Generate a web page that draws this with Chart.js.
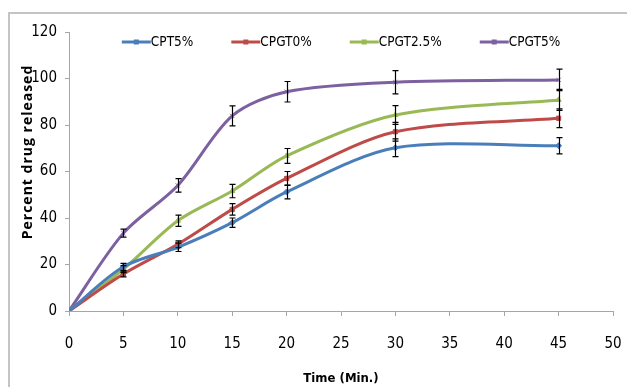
<!DOCTYPE html>
<html lang="en">
  <head>
    <title>Drug release</title>
    <meta charset="utf-8">
    <script type="text/javascript" src="https://cdn.jsdelivr.net/npm/chart.js@4.4.1/dist/chart.umd.min.js"></script>
    <style>
      body { margin: 0; background: #fff; overflow: hidden; }
      #wrap { position: relative; width: 627px; height: 387px; }
      #frame { position: absolute; left: 8px; top: 12px; width: 700px; height: 500px;
               border: 2px solid #c4c4c4; box-sizing: border-box; pointer-events: none; }
      canvas { position: absolute; left: 0; top: 0; }
    </style>
  </head>
  <body>
    <div id="wrap">
      <canvas id="chart" width="627" height="387"></canvas>
      <div id="frame"></div>
    </div>

    <script language="javascript" type="text/javascript">

      // sampling times (min) and tick values
      times = [0, 5, 10, 15, 20, 30, 45];
      xTicks = [0, 5, 10, 15, 20, 25, 30, 35, 40, 45, 50];
      yTicks = [0, 20, 40, 60, 80, 100, 120];

      seriesNames = ["CPT5%", "CPGT0%", "CPGT2.5%", "CPGT5%"];

      // percent drug released, and the error bar half-widths
      cpt5     = [0, 19.0, 27.4, 38.0, 51.2, 70.2, 71.1];
      cpt5Err  = [0, 1.5, 1.8, 2.0, 3.0, 3.8, 3.5];
      cpgt0    = [0, 15.9, 28.7, 43.7, 57.0, 77.1, 82.9];
      cpgt0Err = [0, 1.2, 1.5, 2.5, 3.0, 4.0, 4.0];
      cpgt25   = [0, 18.0, 38.8, 51.6, 66.7, 84.3, 90.8];
      cpgt25Err= [0, 1.5, 2.4, 2.9, 3.2, 4.0, 4.5];
      cpgt5    = [0, 33.5, 54.0, 83.9, 94.3, 98.4, 99.4];
      cpgt5Err = [0, 1.7, 2.9, 4.3, 4.4, 5.0, 4.6];

      FONT = "'DejaVu Sans Condensed', 'Liberation Sans Narrow', sans-serif";

      function pts(vals) {
        return times.map(function(t, i) { return {x: t, y: vals[i]}; });
      }

      function makeSet(label, vals, errs, color, style) {
        return {
          label: label,
          data: pts(vals),
          errors: errs,
          borderColor: color,
          backgroundColor: color,
          borderWidth: 3,
          tension: 0.3,
          pointStyle: style,
          pointRadius: 3,
          pointBorderWidth: 1,
          pointHoverRadius: 3
        };
      }

      // error bars, drawn through the chart scales
      errorBars = {
        id: "errorBars",
        afterDatasetsDraw: function(chart) {
          let ctx = chart.ctx;
          let xs = chart.scales.x, ys = chart.scales.y;
          ctx.save();
          ctx.strokeStyle = "#000";
          ctx.lineWidth = 1.2;
          chart.data.datasets.forEach(function(ds) {
            ds.data.forEach(function(p, i) {
              let e = ds.errors[i];
              if (!e) return;
              let px = Math.round(xs.getPixelForValue(p.x)) + 0.5;
              let top = ys.getPixelForValue(p.y + e);
              let bot = ys.getPixelForValue(p.y - e);
              ctx.beginPath();
              ctx.moveTo(px, top); ctx.lineTo(px, bot);
              ctx.moveTo(px - 3, top); ctx.lineTo(px + 3, top);
              ctx.moveTo(px - 3, bot); ctx.lineTo(px + 3, bot);
              ctx.stroke();
            });
          });
          ctx.restore();
        }
      };

      // legend inside the plot area and the y title, Excel style
      extras = {
        id: "extras",
        afterDraw: function(chart) {
          let ctx = chart.ctx;
          let area = chart.chartArea;
          ctx.save();
          ctx.font = "13.5px " + FONT;
          ctx.textBaseline = "middle";
          let lineLen = 29, gap = 38;
          let widths = chart.data.datasets.map(function(ds) {
            return lineLen + ctx.measureText(ds.label).width;
          });
          let total = widths.reduce(function(a, b) { return a + b; }, 0) + gap * (widths.length - 1);
          let x = (area.left + area.right) / 2 - total / 2;
          let y = 42;
          chart.data.datasets.forEach(function(ds, i) {
            ctx.strokeStyle = ds.borderColor;
            ctx.lineWidth = 3;
            ctx.beginPath();
            ctx.moveTo(x, y); ctx.lineTo(x + lineLen, y);
            ctx.stroke();
            ctx.fillStyle = ds.borderColor;
            ctx.fillRect(x + lineLen / 2 - 2.5, y - 2.5, 5, 5);
            ctx.fillStyle = "#000";
            ctx.textAlign = "left";
            ctx.fillText(ds.label, x + lineLen, y);
            x += widths[i] + gap;
          });

          ctx.translate(28, 152);
          ctx.rotate(-Math.PI / 2);
          ctx.font = "bold 14px 'Open Sans', sans-serif";
          ctx.letterSpacing = "1px";
          ctx.textAlign = "center";
          ctx.fillStyle = "#000";
          ctx.fillText("Percent drug released", 0, 0);
          ctx.restore();
        }
      };

      chart = new Chart("chart", {
        type: "line",
        data: {
          datasets: [
            makeSet(seriesNames[0], cpt5, cpt5Err, "#4a7ebb", "rectRot"),
            makeSet(seriesNames[1], cpgt0, cpgt0Err, "#be4b48", "rect"),
            makeSet(seriesNames[2], cpgt25, cpgt25Err, "#98b954", "triangle"),
            makeSet(seriesNames[3], cpgt5, cpgt5Err, "#7d60a0", "crossRot")
          ]
        },
        options: {
          responsive: false,
          animation: false,
          layout: {padding: {left: 0, top: 32, right: 14, bottom: 0}},
          plugins: {legend: {display: false}, tooltip: {enabled: false}},
          scales: {
            x: {
              type: "linear",
              min: 0,
              max: 50,
              afterBuildTicks: function(s) { s.ticks = xTicks.map(function(v) { return {value: v}; }); },
              afterFit: function(s) { s.height = 76; s.paddingLeft = 0; s.paddingRight = 0; },
              grid: {drawOnChartArea: false, drawTicks: true, tickLength: 5, color: "#a6a6a6"},
              border: {color: "#a6a6a6", width: 1},
              ticks: {color: "#000", font: {family: FONT, size: 15}, padding: 19, maxRotation: 0},
              title: {display: true, text: "Time (Min.)", color: "#000",
                      font: {family: FONT, size: 13, weight: "bold"}, padding: {top: 0, bottom: 1}}
            },
            y: {
              min: 0,
              max: 120,
              afterBuildTicks: function(s) { s.ticks = yTicks.map(function(v) { return {value: v}; }); },
              afterFit: function(s) { s.width = 69; s.paddingTop = 0; s.paddingBottom = 0; },
              grid: {drawOnChartArea: false, drawTicks: true, tickLength: 4, color: "#a6a6a6"},
              border: {color: "#a6a6a6", width: 1},
              ticks: {color: "#000", font: {family: FONT, size: 15}, padding: 8}
            }
          }
        },
        plugins: [errorBars, extras]
      });

    </script>
  </body>
</html>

=======

SET EXERCISE = Without the pictures, copy the material exactly as given.

TASK SOLUTION =
Generate a web page that draws this with Chart.js.
<!DOCTYPE html>
<html lang="en">
  <head>
    <title>Drug release</title>
    <meta charset="utf-8">
    <script type="text/javascript" src="https://cdn.jsdelivr.net/npm/chart.js@4.4.1/dist/chart.umd.min.js"></script>
    <style>
      body { margin: 0; background: #fff; overflow: hidden; }
      #wrap { position: relative; width: 627px; height: 387px; }
      #frame { position: absolute; left: 8px; top: 12px; width: 700px; height: 500px;
               border: 2px solid #c4c4c4; box-sizing: border-box; pointer-events: none; }
      canvas { position: absolute; left: 0; top: 0; }
    </style>
  </head>
  <body>
    <div id="wrap">
      <canvas id="chart" width="627" height="387"></canvas>
      <div id="frame"></div>
    </div>

    <script language="javascript" type="text/javascript">

      // sampling times (min) and tick values
      times = [0, 5, 10, 15, 20, 30, 45];
      xTicks = [0, 5, 10, 15, 20, 25, 30, 35, 40, 45, 50];
      yTicks = [0, 20, 40, 60, 80, 100, 120];

      seriesNames = ["CPT5%", "CPGT0%", "CPGT2.5%", "CPGT5%"];

      // percent drug released, and the error bar half-widths
      cpt5     = [0, 19.0, 27.4, 38.0, 51.2, 70.2, 71.1];
      cpt5Err  = [0, 1.5, 1.8, 2.0, 3.0, 3.8, 3.5];
      cpgt0    = [0, 15.9, 28.7, 43.7, 57.0, 77.1, 82.9];
      cpgt0Err = [0, 1.2, 1.5, 2.5, 3.0, 4.0, 4.0];
      cpgt25   = [0, 18.0, 38.8, 51.6, 66.7, 84.3, 90.8];
      cpgt25Err= [0, 1.5, 2.4, 2.9, 3.2, 4.0, 4.5];
      cpgt5    = [0, 33.5, 54.0, 83.9, 94.3, 98.4, 99.4];
      cpgt5Err = [0, 1.7, 2.9, 4.3, 4.4, 5.0, 4.6];

      FONT = "'DejaVu Sans Condensed', 'Liberation Sans Narrow', sans-serif";

      function pts(vals) {
        return times.map(function(t, i) { return {x: t, y: vals[i]}; });
      }

      function makeSet(label, vals, errs, color, style) {
        return {
          label: label,
          data: pts(vals),
          errors: errs,
          borderColor: color,
          backgroundColor: color,
          borderWidth: 3,
          tension: 0.3,
          pointStyle: style,
          pointRadius: 3,
          pointBorderWidth: 1,
          pointHoverRadius: 3
        };
      }

      // error bars, drawn through the chart scales
      errorBars = {
        id: "errorBars",
        afterDatasetsDraw: function(chart) {
          let ctx = chart.ctx;
          let xs = chart.scales.x, ys = chart.scales.y;
          ctx.save();
          ctx.strokeStyle = "#000";
          ctx.lineWidth = 1.2;
          chart.data.datasets.forEach(function(ds) {
            ds.data.forEach(function(p, i) {
              let e = ds.errors[i];
              if (!e) return;
              let px = Math.round(xs.getPixelForValue(p.x)) + 0.5;
              let top = ys.getPixelForValue(p.y + e);
              let bot = ys.getPixelForValue(p.y - e);
              ctx.beginPath();
              ctx.moveTo(px, top); ctx.lineTo(px, bot);
              ctx.moveTo(px - 3, top); ctx.lineTo(px + 3, top);
              ctx.moveTo(px - 3, bot); ctx.lineTo(px + 3, bot);
              ctx.stroke();
            });
          });
          ctx.restore();
        }
      };

      // legend inside the plot area and the y title, Excel style
      extras = {
        id: "extras",
        afterDraw: function(chart) {
          let ctx = chart.ctx;
          let area = chart.chartArea;
          ctx.save();
          ctx.font = "13.5px " + FONT;
          ctx.textBaseline = "middle";
          let lineLen = 29, gap = 38;
          let widths = chart.data.datasets.map(function(ds) {
            return lineLen + ctx.measureText(ds.label).width;
          });
          let total = widths.reduce(function(a, b) { return a + b; }, 0) + gap * (widths.length - 1);
          let x = (area.left + area.right) / 2 - total / 2;
          let y = 42;
          chart.data.datasets.forEach(function(ds, i) {
            ctx.strokeStyle = ds.borderColor;
            ctx.lineWidth = 3;
            ctx.beginPath();
            ctx.moveTo(x, y); ctx.lineTo(x + lineLen, y);
            ctx.stroke();
            ctx.fillStyle = ds.borderColor;
            ctx.fillRect(x + lineLen / 2 - 2.5, y - 2.5, 5, 5);
            ctx.fillStyle = "#000";
            ctx.textAlign = "left";
            ctx.fillText(ds.label, x + lineLen, y);
            x += widths[i] + gap;
          });

          ctx.translate(28, 152);
          ctx.rotate(-Math.PI / 2);
          ctx.font = "bold 14px 'Open Sans', sans-serif";
          ctx.letterSpacing = "1px";
          ctx.textAlign = "center";
          ctx.fillStyle = "#000";
          ctx.fillText("Percent drug released", 0, 0);
          ctx.restore();
        }
      };

      chart = new Chart("chart", {
        type: "line",
        data: {
          datasets: [
            makeSet(seriesNames[0], cpt5, cpt5Err, "#4a7ebb", "rectRot"),
            makeSet(seriesNames[1], cpgt0, cpgt0Err, "#be4b48", "rect"),
            makeSet(seriesNames[2], cpgt25, cpgt25Err, "#98b954", "triangle"),
            makeSet(seriesNames[3], cpgt5, cpgt5Err, "#7d60a0", "crossRot")
          ]
        },
        options: {
          responsive: false,
          animation: false,
          layout: {padding: {left: 0, top: 32, right: 14, bottom: 0}},
          plugins: {legend: {display: false}, tooltip: {enabled: false}},
          scales: {
            x: {
              type: "linear",
              min: 0,
              max: 50,
              afterBuildTicks: function(s) { s.ticks = xTicks.map(function(v) { return {value: v}; }); },
              afterFit: function(s) { s.height = 76; s.paddingLeft = 0; s.paddingRight = 0; },
              grid: {drawOnChartArea: false, drawTicks: true, tickLength: 5, color: "#a6a6a6"},
              border: {color: "#a6a6a6", width: 1},
              ticks: {color: "#000", font: {family: FONT, size: 15}, padding: 19, maxRotation: 0},
              title: {display: true, text: "Time (Min.)", color: "#000",
                      font: {family: FONT, size: 13, weight: "bold"}, padding: {top: 0, bottom: 1}}
            },
            y: {
              min: 0,
              max: 120,
              afterBuildTicks: function(s) { s.ticks = yTicks.map(function(v) { return {value: v}; }); },
              afterFit: function(s) { s.width = 69; s.paddingTop = 0; s.paddingBottom = 0; },
              grid: {drawOnChartArea: false, drawTicks: true, tickLength: 4, color: "#a6a6a6"},
              border: {color: "#a6a6a6", width: 1},
              ticks: {color: "#000", font: {family: FONT, size: 15}, padding: 8}
            }
          }
        },
        plugins: [errorBars, extras]
      });

    </script>
  </body>
</html>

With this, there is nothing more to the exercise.